The novella runs for a total of 76 pages.

Wind-Up Toy: Happy Birthday, Simone – 7 Pages
It was Simone’s fourth birthday.  He’d be spending it with the one and only person in the world he truly loved – his mother.  His sister had already gone off to school by the time he climbed out of bed.  However he’d been allowed to take the day off.  His mother was good like that.  Let him do things he’d enjoy – even if they weren’t necessarily what would be deemed as the right things to do.

The day had only just begun and it was already looking like it’ll be his best birthday ever.  Pancakes for breakfast and a handful of presents to be opened.  One present in particular would of course be from his mother.  It would prove to be a very special present.  One he’d end up cherishing for the rest of his life…

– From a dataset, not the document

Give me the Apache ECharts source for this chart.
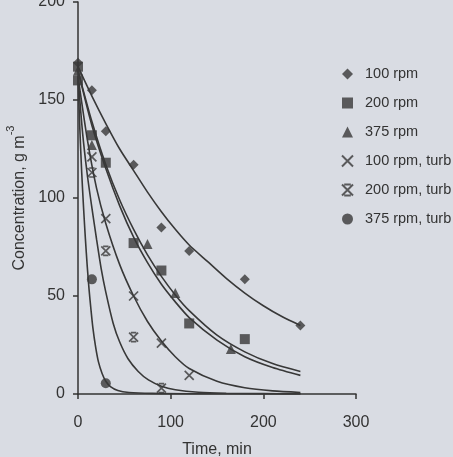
<!DOCTYPE html>
<html><head><meta charset="utf-8">
<script src="https://cdn.jsdelivr.net/npm/echarts@6/dist/echarts.min.js"></script>
<style>html,body{margin:0;padding:0;background:#d9dce3;}#c{width:453px;height:457px;}</style>
</head><body><div id="c"></div>
<script>
// tick values
const xTicks = [0, 100, 200, 300];
const yTicks = [0, 50, 100, 150, 200];
const seriesNames = ['100 rpm', '200 rpm', '375 rpm', '100 rpm, turb', '200 rpm, turb', '375 rpm, turb'];

// measured points [time (min), concentration (g m^-3)]
const rpm100 = [[0,169],[15,155],[30,134],[60,117],[90,85],[120,73],[180,58.5],[240,35]];
const rpm200 = [[0,167],[0,160],[15,132],[30,118],[60,77],[90,63],[120,36],[180,28]];
const rpm375 = [[0,165],[15,127],[75,76.5],[105,51.5],[165,23]];
const turb100 = [[15,121],[30,89.5],[60,50],[90,26],[120,9.5]];
const turb200 = [[15,113],[30,73],[60,29],[90,3]];
const turb375 = [[15,58.5],[30,5.5]];

// fitted curves
const fit100 = [[0,167],[15,152],[30,138],[45,125],[60,114],[75,103],[90,93],[105,84],[120,76],[140,67.5],[160,59],[180,51.5],[200,45],[220,39.5],[240,35]];
const fit200 = [[0,165],[15,139],[30,117],[45,99],[60,84],[75,71],[90,60],[105,50.5],[120,42.5],[150,30],[180,21.5],[210,15.5],[240,11.5]];
const fit375 = [[0,165],[15,137],[30,115],[45,96],[60,80],[75,67],[90,56],[105,47],[120,39],[150,27.5],[180,19],[210,13.5],[240,9.5]];
const fitT100 = [[0,162],[10,130],[20,105],[30,87],[45,66],[60,50],[75,37],[90,27],[105,19],[120,13],[150,6.5],[180,3.2],[210,1.6],[240,0.8]];
const fitT200 = [[0,162],[5,133],[10,112],[15,95],[20,79],[25,64],[30,52],[38,36],[45,26.5],[54,18],[65,11.5],[76,7.2],[90,4],[105,2.2],[130,0.9],[160,0.4],[200,0.2],[240,0.1]];
const fitT375 = [[0,162],[2,135],[4,113],[6,95],[8,79],[10,65],[12,53],[14,43],[16,34],[19,24],[22,16.5],[26,10.5],[30,6.5],[35,3.8],[43,1.8],[55,0.8],[80,0.3],[120,0.15],[240,0.05]];

const INK = '#383838';
const TXT = '#333333';
const FONT = 'Liberation Sans, Arial, sans-serif';
const crossPath = 'path://M0,0L10,10M10,0L0,10';
const starPath = 'path://M0,0L10,10M10,0L0,10M2,0L8,0M2,10L8,10';

const pts = [rpm100, rpm200, rpm375, turb100, turb200, turb375];
const fits = [fit100, fit200, fit375, fitT100, fitT200, fitT375];
const symbols = ['diamond', 'rect', 'triangle', crossPath, starPath, 'circle'];
const sizes = [10, 10, 10, 9, 9, 10];

const series = [];
fits.forEach(function (f) {
  series.push({
    type: 'line', data: f, smooth: 0.25, showSymbol: false, symbol: 'none',
    lineStyle: { color: INK, width: 1.6 }, silent: true, z: 2, legendHoverLink: false
  });
});
pts.forEach(function (p, i) {
  const stroke = (i === 3 || i === 4);
  series.push({
    name: seriesNames[i], type: 'scatter', data: p, symbol: symbols[i], symbolSize: sizes[i], z: 3,
    itemStyle: stroke ? { color: 'transparent', borderColor: INK, borderWidth: 1.7 } : { color: INK }
  });
});

const chart = echarts.init(document.getElementById('c'), null, { renderer: 'canvas' });
chart.setOption({
  backgroundColor: '#d9dce3',
  animation: false,
  grid: { left: 78, right: 97, top: 2, bottom: 63, outerBoundsMode: 'none', containLabel: false },
  legend: {
    data: seriesNames, orient: 'vertical', left: 341, top: 66, itemGap: 13, padding: 0,
    itemWidth: 11, itemHeight: 11,
    textStyle: { fontFamily: FONT, fontSize: 14.5, color: TXT, padding: [0, 0, 0, 7], lineHeight: 16 }
  },
  xAxis: {
    type: 'value', min: xTicks[0], max: xTicks[xTicks.length - 1], interval: xTicks[1] - xTicks[0],
    name: 'Time, min', nameLocation: 'middle', nameGap: 48,
    nameTextStyle: { fontFamily: FONT, fontSize: 16, color: TXT },
    axisLine: { lineStyle: { color: TXT, width: 1.5 } },
    axisTick: { show: true, length: 5, lineStyle: { color: TXT, width: 1.5 } },
    axisLabel: { fontFamily: FONT, fontSize: 16, color: TXT, margin: 21 },
    splitLine: { show: false }
  },
  yAxis: {
    type: 'value', min: yTicks[0], max: yTicks[yTicks.length - 1], interval: yTicks[1] - yTicks[0],
    name: '{a|Concentration, g m}{s|-3}', nameLocation: 'middle', nameGap: 45,
    nameTextStyle: {
      fontFamily: FONT, fontSize: 16, color: TXT,
      rich: {
        a: { fontFamily: FONT, fontSize: 16, color: TXT, lineHeight: 22, verticalAlign: 'bottom' },
        s: { fontFamily: FONT, fontSize: 11, color: TXT, lineHeight: 22, verticalAlign: 'top' }
      }
    },
    axisLine: { show: true, lineStyle: { color: TXT, width: 1.5 } },
    axisTick: { show: true, length: 5, lineStyle: { color: TXT, width: 1.5 } },
    axisLabel: { fontFamily: FONT, fontSize: 16, color: TXT, margin: 13 },
    splitLine: { show: false }
  },
  series: series
});
</script>
</body></html>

Here we have another ‘bolt-on’ style story.  If you read it in isolation, with no prior knowledge of ‘Wind-Up Toy’ (2016), you’d probably be thinking WTF?!  But read alongside ‘Wind-Up Toy’ (2016) it fills in a small gap whilst laying down just that little bit more of the history behind Simone.  Strangely, aside from this, there’s not really all that much else within the short.  It sits nicely within the ‘Wind-Up Toy’ series, but to be honest it isn’t much of a story in itself.  Nevertheless, if you’re now submerged in the seedy cesspit that is Simone’s world, then there’s plenty in there to get you smirking and feeling that the ‘Wind-Up Toy’ franchise is really fleshing out quite nicely now.

Wind-Up Toy: Playtime, Simone – 13 Pages
He’d warned Cartwright never to speak about the beating he’d given him and his two thuggish mates – let alone to come back for more.  Yet here he was, seeking some sort of payback.  But this time the idiotic bully didn’t have his two goons with him.  It was just him on his own – Phillip-John Cartwright looking to settle a score.

Ever since he’d fought back Simone had stopped being scared of the bullies.  And now was no exception.  Cartwright might be after his blood, he might be bigger and tougher than him, but Simone always had a trick up his sleeve.

This time Cartwright was getting more than a pounding to his nether regions.  This time Simone was going to sort the bully out once and for all.  Then if he’s lucky, he’d maybe go home and have himself a little peek through the floorboards at the show going on below.  It was enough to get him hard just at the thought of it.  If only they knew how good his life really was.

But first he had to deal with Cartwright…

What we have here is a short, snappy and straight-to-the-sleaze offering that takes us back to Simone’s younger years, to the time when he fought back against those thugs who’d been bullying him.  Here however Hughes lays down much the details that comprised of Simone’s twisted revenge.  It’s harsh, uncompromising and utterly barbaric.  But let’s be honest, what the hell did you expect?!   Hughes isn’t one to sugar coat these things.

However putting the final nail in the coffin for this particular bully’s comeuppance is only half the story.  What else did young Simone get up to whilst he was growing up?  What else chiselled him into the fine example of an honest citizen he turned out to become?  Oh yes – for the rest of the short you’re treated to the sort of godforsaken filth that would make even the most insistently-defensive bishop blush.

David Owain Hughes has one hell of a sick and depraved mind.  Let’s pause for a second and ponder what must go on in this man’s head if this sort of filth is the end result.  So don’t pretend you don’t know what you’re receiving, should you decide to get your grubby mitts on this selection of stories.

Pure unadulterated lowbrow filth.  Oh how we love it!

The collection as a whole runs for a total of 96 pages.